Currently, alpine glaciers outside of Antarctica and Greenland cover approximately 650,000 square kilometers. These glaciers play a crucial role in supplying water to nearly 2 billion people during the summer months, while also supporting ecosystems on a global scale. The gradual retreat of these glaciers has served as visible evidence of the alarming consequences of global warming.
Scientists conducted simulations to model the fate of these glaciers and the landscapes they would leave behind, factoring in scenarios with both low and high greenhouse gas emissions. The findings, published in Nature, indicate that even under the most optimistic projections, an area twice the size of Ireland could become exposed by the end of the century. In scenarios with high emissions, the exposed area more than doubles, with regions such as Alaska and the high mountains of Asia being particularly impacted.
Jean-Baptiste Bosson, the lead author of the study and a glaciologist affiliated with the Conservatory of Natural Areas of Haute-Savoie (ASTERS) in Annecy, France, emphasizes the potential magnitude of this ecosystem transformation. He highlights that it could rank among the most significant shifts our planet has experienced.
According to Bosson and his team, approximately 78% of the newly exposed terrain would be on land, with around 14% occurring in marine areas and 8% in freshwater regions. Interestingly, these newly revealed areas could host crucial habitats in need of protection. Plant colonization in these regions could lead to increased carbon storage, offering a valuable counterbalance to deforestation in other parts of the world. Moreover, these areas could offer refuges for animals currently facing threats from climate change at lower elevations.
This study is seen as valuable guidance for scientists studying the migration of microorganisms, plants, and animals into these newly available spaces. Additionally, it could assist governments in preparing for land management challenges, as only a fraction of the glacial regions analyzed are currently within protected areas.

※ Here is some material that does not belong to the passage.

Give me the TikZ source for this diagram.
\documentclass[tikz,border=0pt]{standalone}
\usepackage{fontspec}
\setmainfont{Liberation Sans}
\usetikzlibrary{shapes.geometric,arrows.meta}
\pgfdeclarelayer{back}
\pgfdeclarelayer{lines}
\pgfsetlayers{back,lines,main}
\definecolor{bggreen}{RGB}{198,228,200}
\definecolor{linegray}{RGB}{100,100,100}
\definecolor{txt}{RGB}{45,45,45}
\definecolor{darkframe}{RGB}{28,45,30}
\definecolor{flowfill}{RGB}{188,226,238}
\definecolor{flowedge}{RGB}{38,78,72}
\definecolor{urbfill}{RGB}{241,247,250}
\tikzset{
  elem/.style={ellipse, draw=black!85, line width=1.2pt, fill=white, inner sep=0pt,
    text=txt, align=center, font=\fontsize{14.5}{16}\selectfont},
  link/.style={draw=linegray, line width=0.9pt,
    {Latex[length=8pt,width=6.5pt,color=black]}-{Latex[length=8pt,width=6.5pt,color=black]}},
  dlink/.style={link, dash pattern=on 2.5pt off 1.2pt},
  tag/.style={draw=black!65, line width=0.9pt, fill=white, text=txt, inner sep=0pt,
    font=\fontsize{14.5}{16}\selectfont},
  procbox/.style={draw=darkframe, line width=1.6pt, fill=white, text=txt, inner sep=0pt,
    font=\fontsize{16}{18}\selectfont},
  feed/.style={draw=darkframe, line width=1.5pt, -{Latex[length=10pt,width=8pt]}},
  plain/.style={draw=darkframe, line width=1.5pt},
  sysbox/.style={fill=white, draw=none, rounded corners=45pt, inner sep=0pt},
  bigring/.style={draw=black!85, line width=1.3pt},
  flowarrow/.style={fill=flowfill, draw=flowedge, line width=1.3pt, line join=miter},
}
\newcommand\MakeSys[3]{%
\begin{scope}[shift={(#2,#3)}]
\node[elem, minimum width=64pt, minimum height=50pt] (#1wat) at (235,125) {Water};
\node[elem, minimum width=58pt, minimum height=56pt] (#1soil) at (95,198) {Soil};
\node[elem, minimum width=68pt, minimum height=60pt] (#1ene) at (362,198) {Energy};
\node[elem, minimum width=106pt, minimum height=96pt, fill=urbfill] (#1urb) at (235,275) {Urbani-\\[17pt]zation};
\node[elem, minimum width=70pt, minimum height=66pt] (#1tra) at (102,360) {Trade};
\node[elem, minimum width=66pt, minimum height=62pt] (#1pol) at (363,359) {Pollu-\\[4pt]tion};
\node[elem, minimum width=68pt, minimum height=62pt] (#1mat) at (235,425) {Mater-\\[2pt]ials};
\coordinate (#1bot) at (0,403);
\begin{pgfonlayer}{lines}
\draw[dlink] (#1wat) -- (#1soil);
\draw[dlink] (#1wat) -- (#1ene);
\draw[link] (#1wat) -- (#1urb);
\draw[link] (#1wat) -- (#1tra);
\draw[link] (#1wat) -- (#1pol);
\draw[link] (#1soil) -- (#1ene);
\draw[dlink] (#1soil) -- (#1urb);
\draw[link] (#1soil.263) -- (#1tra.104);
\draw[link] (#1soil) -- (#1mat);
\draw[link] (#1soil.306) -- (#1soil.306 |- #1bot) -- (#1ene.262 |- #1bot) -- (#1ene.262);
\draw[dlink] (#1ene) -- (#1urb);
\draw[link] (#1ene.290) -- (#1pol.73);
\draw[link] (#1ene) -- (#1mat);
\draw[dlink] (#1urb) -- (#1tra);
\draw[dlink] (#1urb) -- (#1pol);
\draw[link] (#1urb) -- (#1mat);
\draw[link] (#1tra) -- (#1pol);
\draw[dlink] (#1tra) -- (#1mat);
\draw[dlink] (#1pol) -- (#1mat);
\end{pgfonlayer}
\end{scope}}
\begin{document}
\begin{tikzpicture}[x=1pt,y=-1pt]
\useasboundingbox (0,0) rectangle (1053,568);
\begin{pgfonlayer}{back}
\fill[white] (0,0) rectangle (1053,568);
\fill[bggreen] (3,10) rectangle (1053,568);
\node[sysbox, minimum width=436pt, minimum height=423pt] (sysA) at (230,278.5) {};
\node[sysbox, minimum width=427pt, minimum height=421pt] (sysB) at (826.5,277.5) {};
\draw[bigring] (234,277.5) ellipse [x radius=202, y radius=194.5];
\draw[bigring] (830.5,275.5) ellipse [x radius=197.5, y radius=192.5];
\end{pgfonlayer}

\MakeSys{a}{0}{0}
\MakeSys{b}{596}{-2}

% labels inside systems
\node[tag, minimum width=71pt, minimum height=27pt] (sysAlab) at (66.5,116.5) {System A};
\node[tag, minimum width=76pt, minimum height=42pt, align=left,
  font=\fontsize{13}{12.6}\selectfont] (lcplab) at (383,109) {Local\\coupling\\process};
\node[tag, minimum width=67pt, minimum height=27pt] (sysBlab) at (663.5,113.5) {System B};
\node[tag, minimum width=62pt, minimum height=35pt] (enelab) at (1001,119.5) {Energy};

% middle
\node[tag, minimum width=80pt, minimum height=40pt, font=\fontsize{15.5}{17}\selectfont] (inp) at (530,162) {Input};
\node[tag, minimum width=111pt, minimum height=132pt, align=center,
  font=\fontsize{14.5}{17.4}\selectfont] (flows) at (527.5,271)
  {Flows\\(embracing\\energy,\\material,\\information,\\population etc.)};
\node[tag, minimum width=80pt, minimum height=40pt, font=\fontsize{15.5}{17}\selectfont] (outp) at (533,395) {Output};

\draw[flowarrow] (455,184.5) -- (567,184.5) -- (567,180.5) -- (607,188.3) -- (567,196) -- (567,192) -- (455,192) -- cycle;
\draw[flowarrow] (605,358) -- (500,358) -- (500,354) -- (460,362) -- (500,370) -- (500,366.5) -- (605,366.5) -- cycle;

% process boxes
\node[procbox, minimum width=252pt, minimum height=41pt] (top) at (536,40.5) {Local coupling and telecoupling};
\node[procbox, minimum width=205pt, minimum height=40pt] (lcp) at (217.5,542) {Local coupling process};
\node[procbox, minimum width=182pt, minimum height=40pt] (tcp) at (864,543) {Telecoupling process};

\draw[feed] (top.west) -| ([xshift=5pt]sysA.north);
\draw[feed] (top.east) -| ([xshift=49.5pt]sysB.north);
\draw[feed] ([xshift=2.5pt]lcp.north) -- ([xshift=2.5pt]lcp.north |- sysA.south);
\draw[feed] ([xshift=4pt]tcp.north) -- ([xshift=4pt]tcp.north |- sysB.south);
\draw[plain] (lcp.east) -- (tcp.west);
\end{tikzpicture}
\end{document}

However, the study underscores the need for a fusion of global analyses and detailed ecological studies to establish a baseline for tracking the evolution of these emerging habitats. Francesco Ficetola, a zoologist from the University of Milan, emphasizes that this integration will offer a more accurate prediction of the changes occurring in each deglaciated area.
For Bosson, this research serves as another reminder of the urgency in addressing greenhouse gas emissions. He stresses that while it’s possible to save a significant portion of the current ice by the end of the century, proactive measures are imperative. The fate of glaciers, he emphasizes, is at a pivotal crossroads, demanding immediate action.